Academic Reading 28
Australian Aborigines Demand Return of Remains
As a former British colony, Australia has close cultural and historical links with the United Kingdom, due to the British and Irish settlers who arrived in droves in the 19th and 20th centuries. One aspect of this contact is the role of Britain, and British archaeologists and collectors, in taking Aboriginal bones, relics and artefacts from Australia to museums and collections in the UK. Now leaders of the indigenous people of Australia, the Aborigines, are demanding that any Aboriginal remains in the UK are returned to Australia.
In 19th century Britain, there was a mania for collecting all kinds of objects from other countries. These were sent home, where they were kept in museums such as the British Museum and the Natural History Museum. Museums in the UK have a huge number of such objects - objects which, say protesters, were basically stolen during Britain's long colonial history, with little or no regard for the feelings or rights of the people to whom the objects originally belonged.
Now the Australian Prime Minister is supporting Aboriginal calls for the objects and remains to be returned to their original home. A spokesman for the Aboriginal Council of New South Wales, Stevie McCoy, said: "The bones do not belong abroad. They belong here. This is about beliefs, and a traditional Aboriginal belief is that our ancestors can only find peace if their remains are buried in the homeland."
There are certainly lots of Aboriginal remains in the UK, although their exact locations are not entirely clear. What is known is that, between them, the British Museum and the Natural History Museum have some 2,000 - 2,5000 artefacts composed of human remains, although the museums point out that only about 500 of these are of Aboriginal origin. Dr William Cowell Bell, for the London Museum Association, adds that "A lot of the objects are not human remains in their original form, but are made out of human remains. These include decorated skulls and bones from which charms and amulets have been created." A smaller number of similar artefacts are known to be held in collections in Oxford and Cambridge.
There is some sensitivity to Aboriginal demands in the archaeological world. Lady Amanda Spurway, life president of the Glover Museum in London, says that the museum has had its small collection of Aboriginal remains packed ready for return for a decade, and is only waiting for information about where they must go.
The National College of Surgeons says it will return the remains of any individual who can be named (although it is obviously difficult to put names to them after such a long time). This growing sensitivity to the hitherto ignored rights of indigenous peoples around the world has caused some relics to be restored to their original country, particularly in Scotland, where a group of Aboriginal remains has already been returned. Edinburgh University has returned skulls and bones to Tasmania and New Zealand.

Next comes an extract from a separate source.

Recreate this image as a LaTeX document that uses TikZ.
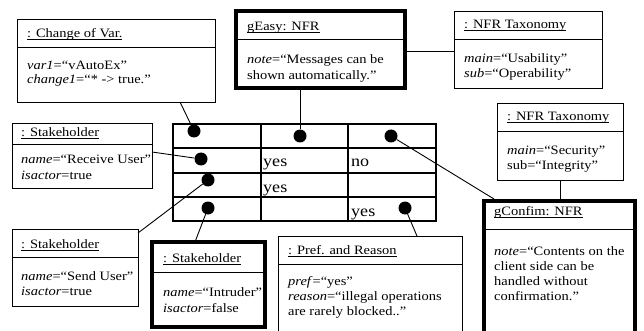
\documentclass[tikz,border=0pt]{standalone}
\usepackage{fontspec}
\setmainfont{Liberation Serif}[FakeStretch=1.13]
\usetikzlibrary{fit}

% underlined object title with a fixed underline depth
\newcommand\objtitle[1]{\setbox0=\hbox{#1}\rlap{\rule[-2.2pt]{\wd0}{0.7pt}}\box0}

\tikzset{
  objbox/.style={draw, line width=0.9pt, inner sep=0pt},
  nfrbox/.style={draw, line width=4pt, inner sep=0pt},
  sepline/.style={line width=0.9pt},
  txt/.style={inner sep=0pt, anchor=base west, font=\fontsize{12.8}{15}\selectfont},
  cell/.style={inner sep=0pt, anchor=base west, font=\fontsize{16}{18}\selectfont},
  gridline/.style={line width=2.4pt},
  dot/.style={circle, fill=black, inner sep=0pt, minimum size=13pt},
  link/.style={line width=0.9pt}
}

\begin{document}
\begin{tikzpicture}[x=1pt, y=-1pt]
\useasboundingbox (0,0) rectangle (644,331);
\fill[white] (0,0) rectangle (644,331);
\clip (0,0) rectangle (644,331);

% ---------- preference table ----------
\node[fit={(173,124) (436,221)}, draw, gridline, inner sep=0pt] (tbl) {};
\draw[gridline] (173,148) -- (436,148);
\draw[gridline] (173,173) -- (436,173);
\draw[gridline] (173,197) -- (436,197);
\draw[gridline] (261,124) -- (261,221);
\draw[gridline] (348,124) -- (348,221);
\node[cell] (c22) at (263,167) {yes};
\node[cell] (c23) at (351,167) {no};
\node[cell] (c32) at (263,192) {yes};
\node[cell] (c43) at (351,216) {yes};

% ---------- objects ----------
% Change of Var.
\node[objbox, fit={(17,19) (215,102)}] (cv) {};
\draw[sepline] (17,47) -- (215,47);
\node[txt] (cv-t) at (27,38) {\objtitle{: Change of Var.}};
\node[txt] (cv-1) at (27,70) {\textit{var1}=“vAutoEx”};
\node[txt] (cv-2) at (27,84) {\textit{change1}=“* -> true.”};

% gEasy: NFR
\node[nfrbox, fit={(236,11.5) (405,88)}] (ge) {};
\draw[sepline] (236,39) -- (405,39);
\node[txt] (ge-t) at (247,31) {\objtitle{gEasy: NFR}};
\node[txt] (ge-1) at (247,64) {\textit{note}=“Messages can be};
\node[txt] (ge-2) at (247,80) {shown automatically.”};

% NFR Taxonomy (usability)
\node[objbox, fit={(454,11) (602,88)}] (t1) {};
\draw[sepline] (454,39) -- (602,39);
\node[txt] (t1-t) at (464,29) {\objtitle{: NFR Taxonomy}};
\node[txt] (t1-1) at (464,63) {\textit{main}=“Usability”};
\node[txt] (t1-2) at (464,78) {\textit{sub}=“Operability”};

% NFR Taxonomy (security)
\node[objbox, fit={(497,103) (623,180)}] (t2) {};
\draw[sepline] (497,131) -- (623,131);
\node[txt] (t2-t) at (507,121) {\objtitle{: NFR Taxonomy}};
\node[txt] (t2-1) at (507,154) {\textit{main}=“Security”};
\node[txt] (t2-2) at (507,169) {sub=“Integrity”};

% gConfim: NFR
\node[nfrbox, fit={(484,201) (635,345)}] (gc) {};
\draw[sepline] (484,229) -- (635,229);
\node[txt] (gc-t) at (494,215) {\objtitle{gConfim: NFR}};
\node[txt] (gc-1) at (494,255) {\textit{note}=“Contents on the};
\node[txt] (gc-2) at (494,270) {client side can be};
\node[txt] (gc-3) at (494,285) {handled without};
\node[txt] (gc-4) at (494,300) {confirmation.”};

% Stakeholder: Receive User
\node[objbox, fit={(12,123) (152,188)}] (rr) {};
\draw[sepline] (12,144) -- (152,144);
\node[txt] (rr-t) at (21,137) {\objtitle{: Stakeholder}};
\node[txt] (rr-1) at (21,164) {\textit{name}=“Receive User”};
\node[txt] (rr-2) at (21,179) {\textit{isactor}=true};

% Stakeholder: Send User
\node[objbox, fit={(12,229) (138,306)}] (su) {};
\draw[sepline] (12,257) -- (138,257);
\node[txt] (su-t) at (21,248) {\objtitle{: Stakeholder}};
\node[txt] (su-1) at (21,280) {\textit{name}=“Send User”};
\node[txt] (su-2) at (21,295) {\textit{isactor}=true};

% Stakeholder: Intruder
\node[nfrbox, fit={(152,242) (264.5,327)}] (in) {};
\draw[sepline] (152,272) -- (264.5,272);
\node[txt] (in-t) at (163,262) {\objtitle{: Stakeholder}};
\node[txt] (in-1) at (163,296) {\textit{name}=“Intruder”};
\node[txt] (in-2) at (163,312) {\textit{isactor}=false};

% Pref. and Reason
\node[objbox, fit={(278,236) (462,345)}] (pr) {};
\draw[sepline] (278,264) -- (462,264);
\node[txt] (pr-t) at (288,254) {\objtitle{: Pref. and Reason}};
\node[txt] (pr-1) at (288,285) {\textit{pref}=“yes”};
\node[txt] (pr-2) at (288,300) {\textit{reason}=“illegal operations};
\node[txt] (pr-3) at (288,315) {are rarely blocked..”};

% ---------- link points on object borders ----------
\coordinate (cv-a) at (180,102);
\coordinate (rr-a) at (152,152);
\coordinate (su-a) at (138,233);
\coordinate (in-a) at (195,242);
\coordinate (pr-a) at (417,236);
\coordinate (gc-a) at (494,199);
\coordinate (ge-a) at (405,51);
\coordinate (t1-a) at (454,51);
\coordinate (t2-a) at (560,180);
\coordinate (gc-b) at (560,199);

% ---------- reference dots ----------
\node[dot] (d11) at (194,131) {};
\node[dot] (d12) at (300,136) {};
\node[dot] (d13) at (391,136) {};
\node[dot] (d21) at (201,159) {};
\node[dot] (d31) at (208,180) {};
\node[dot] (d41) at (208,208) {};
\node[dot] (d43) at (405,208) {};

% ---------- links ----------
\draw[link] (cv-a) -- (d11);
\draw[link] (ge.south -| d12) -- (d12);
\draw[link] (ge-a) -- (t1-a);
\draw[link] (rr-a) -- (d21);
\draw[link] (su-a) -- (d31);
\draw[link] (in-a) -- (d41);
\draw[link] (pr-a) -- (d43);
\draw[link] (d13) -- (gc-a);
\draw[link] (t2-a) -- (gc-b);
\end{tikzpicture}
\end{document}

One problem, according to legal expert Ewan Mather, is that the law allowing museums to decide what to do with these objects is more relaxed in Scotland. English museums, on the other hand, are not allowed (either by law or by the groups of trustees who run them) to just hand back remains of their own accord. However, British supporters of the Aborigines claim that such restrictive laws are inhumane in the modern world, and that it would be a simple enough matter to change them in order to allow the items to be returned.

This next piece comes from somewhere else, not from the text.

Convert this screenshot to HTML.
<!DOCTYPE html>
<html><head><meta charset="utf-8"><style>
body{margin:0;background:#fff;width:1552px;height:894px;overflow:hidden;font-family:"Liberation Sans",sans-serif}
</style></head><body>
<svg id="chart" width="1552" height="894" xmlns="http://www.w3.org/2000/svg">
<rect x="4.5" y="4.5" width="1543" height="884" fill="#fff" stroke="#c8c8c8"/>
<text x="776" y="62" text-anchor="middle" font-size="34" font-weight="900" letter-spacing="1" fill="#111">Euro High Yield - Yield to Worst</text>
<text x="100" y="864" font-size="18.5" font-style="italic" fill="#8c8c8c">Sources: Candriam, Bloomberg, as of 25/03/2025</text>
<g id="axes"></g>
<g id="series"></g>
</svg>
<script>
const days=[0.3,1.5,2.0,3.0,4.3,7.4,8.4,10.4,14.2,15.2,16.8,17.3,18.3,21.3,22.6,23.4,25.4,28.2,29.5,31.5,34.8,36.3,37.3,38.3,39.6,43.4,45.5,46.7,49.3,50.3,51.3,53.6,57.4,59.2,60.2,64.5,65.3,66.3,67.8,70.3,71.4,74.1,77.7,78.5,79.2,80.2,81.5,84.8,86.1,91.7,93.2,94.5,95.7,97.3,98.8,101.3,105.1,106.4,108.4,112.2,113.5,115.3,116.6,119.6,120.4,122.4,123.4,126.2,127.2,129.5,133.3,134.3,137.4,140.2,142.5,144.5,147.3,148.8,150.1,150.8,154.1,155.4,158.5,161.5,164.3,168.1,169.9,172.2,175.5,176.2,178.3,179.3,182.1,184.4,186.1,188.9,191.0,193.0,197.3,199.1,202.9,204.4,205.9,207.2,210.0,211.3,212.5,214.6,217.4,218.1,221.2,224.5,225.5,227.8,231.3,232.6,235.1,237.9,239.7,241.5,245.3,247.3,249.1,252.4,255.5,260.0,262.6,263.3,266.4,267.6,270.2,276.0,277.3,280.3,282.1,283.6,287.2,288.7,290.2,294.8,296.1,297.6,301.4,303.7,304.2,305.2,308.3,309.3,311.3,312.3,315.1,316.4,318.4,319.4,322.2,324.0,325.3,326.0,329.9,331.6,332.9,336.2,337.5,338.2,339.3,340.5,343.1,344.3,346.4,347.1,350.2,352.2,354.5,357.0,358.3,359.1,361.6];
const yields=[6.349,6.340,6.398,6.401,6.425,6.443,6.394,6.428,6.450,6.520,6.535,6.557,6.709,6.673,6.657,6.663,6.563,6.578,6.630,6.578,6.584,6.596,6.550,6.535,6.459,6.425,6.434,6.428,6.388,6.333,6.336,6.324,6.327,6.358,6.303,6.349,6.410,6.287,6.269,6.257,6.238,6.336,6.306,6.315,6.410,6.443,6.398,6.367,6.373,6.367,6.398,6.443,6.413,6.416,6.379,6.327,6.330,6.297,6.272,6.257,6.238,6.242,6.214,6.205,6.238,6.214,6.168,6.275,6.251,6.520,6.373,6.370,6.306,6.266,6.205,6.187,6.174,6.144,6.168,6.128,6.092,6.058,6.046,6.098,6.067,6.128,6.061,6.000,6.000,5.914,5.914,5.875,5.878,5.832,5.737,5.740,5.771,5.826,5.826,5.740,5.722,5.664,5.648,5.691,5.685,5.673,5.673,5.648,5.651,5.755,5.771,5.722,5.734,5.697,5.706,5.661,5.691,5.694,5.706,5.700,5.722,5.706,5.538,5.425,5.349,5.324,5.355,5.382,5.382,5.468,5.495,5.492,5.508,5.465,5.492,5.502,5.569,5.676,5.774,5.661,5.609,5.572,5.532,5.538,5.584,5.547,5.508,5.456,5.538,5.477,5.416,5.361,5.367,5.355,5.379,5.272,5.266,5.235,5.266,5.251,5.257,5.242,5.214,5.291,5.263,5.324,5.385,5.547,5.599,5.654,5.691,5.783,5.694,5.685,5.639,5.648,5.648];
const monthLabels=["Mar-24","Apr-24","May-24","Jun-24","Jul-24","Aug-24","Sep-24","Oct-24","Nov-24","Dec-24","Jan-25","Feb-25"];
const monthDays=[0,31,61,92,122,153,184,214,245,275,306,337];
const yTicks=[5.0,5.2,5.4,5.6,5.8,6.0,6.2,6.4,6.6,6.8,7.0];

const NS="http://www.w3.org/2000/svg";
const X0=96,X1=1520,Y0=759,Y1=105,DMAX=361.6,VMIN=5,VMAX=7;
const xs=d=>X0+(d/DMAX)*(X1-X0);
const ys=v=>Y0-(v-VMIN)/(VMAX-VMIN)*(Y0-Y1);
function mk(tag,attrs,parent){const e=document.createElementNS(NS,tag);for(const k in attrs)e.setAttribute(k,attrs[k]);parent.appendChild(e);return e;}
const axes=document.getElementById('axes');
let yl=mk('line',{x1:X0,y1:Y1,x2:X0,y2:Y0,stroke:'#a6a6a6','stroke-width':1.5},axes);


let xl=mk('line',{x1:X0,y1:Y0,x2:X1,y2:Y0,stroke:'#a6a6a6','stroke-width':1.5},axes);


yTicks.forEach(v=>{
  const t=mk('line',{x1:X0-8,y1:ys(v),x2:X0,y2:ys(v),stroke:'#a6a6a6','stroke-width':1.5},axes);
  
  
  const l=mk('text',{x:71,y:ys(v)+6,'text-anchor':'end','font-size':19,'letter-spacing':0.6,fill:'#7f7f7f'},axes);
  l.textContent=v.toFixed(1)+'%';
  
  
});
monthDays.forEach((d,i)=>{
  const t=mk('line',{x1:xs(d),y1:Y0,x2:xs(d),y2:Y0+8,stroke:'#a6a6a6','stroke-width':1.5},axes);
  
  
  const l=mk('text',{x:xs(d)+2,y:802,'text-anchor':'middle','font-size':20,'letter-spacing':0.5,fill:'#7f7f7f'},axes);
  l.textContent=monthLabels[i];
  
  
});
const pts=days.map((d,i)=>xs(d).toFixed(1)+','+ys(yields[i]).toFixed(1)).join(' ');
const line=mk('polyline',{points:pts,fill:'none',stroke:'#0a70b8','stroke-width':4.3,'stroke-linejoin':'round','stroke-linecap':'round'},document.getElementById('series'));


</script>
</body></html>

A further objection to handing back relics is because of their scientific value, claim some museum directors. Dr Bell believes that the size of the collection in the Natural History Museum in Lincoln made it a very valuable resource in the analysis of the way of life of Aborigines, and could be used to study the origin and development of the people. Breaking up the collection might mean that such knowledge could be lost forever.
Aboriginal groups, however, respond by pointing out that the scientific importance of the remains has to be seen against a backdrop of human rights. "I doubt whether the British government would allow several thousand bones of British soldiers to be used for 'scientific purposes' in any other country," said Stevie McCoy, with a hint of irony. "Would the families allow it? I think there would be a public outcry, no matter how old the remains were. This practice [of taking bones and human remains] went on from the first moment the white man came to Australia right up to the early part of the 20th century. It is a scandal."
The British government, meanwhile, has announced that it will set up a working party to discuss the possibility of changes to the law. This might allow museums to negotiate on their own with Aboriginal and other groups around the world.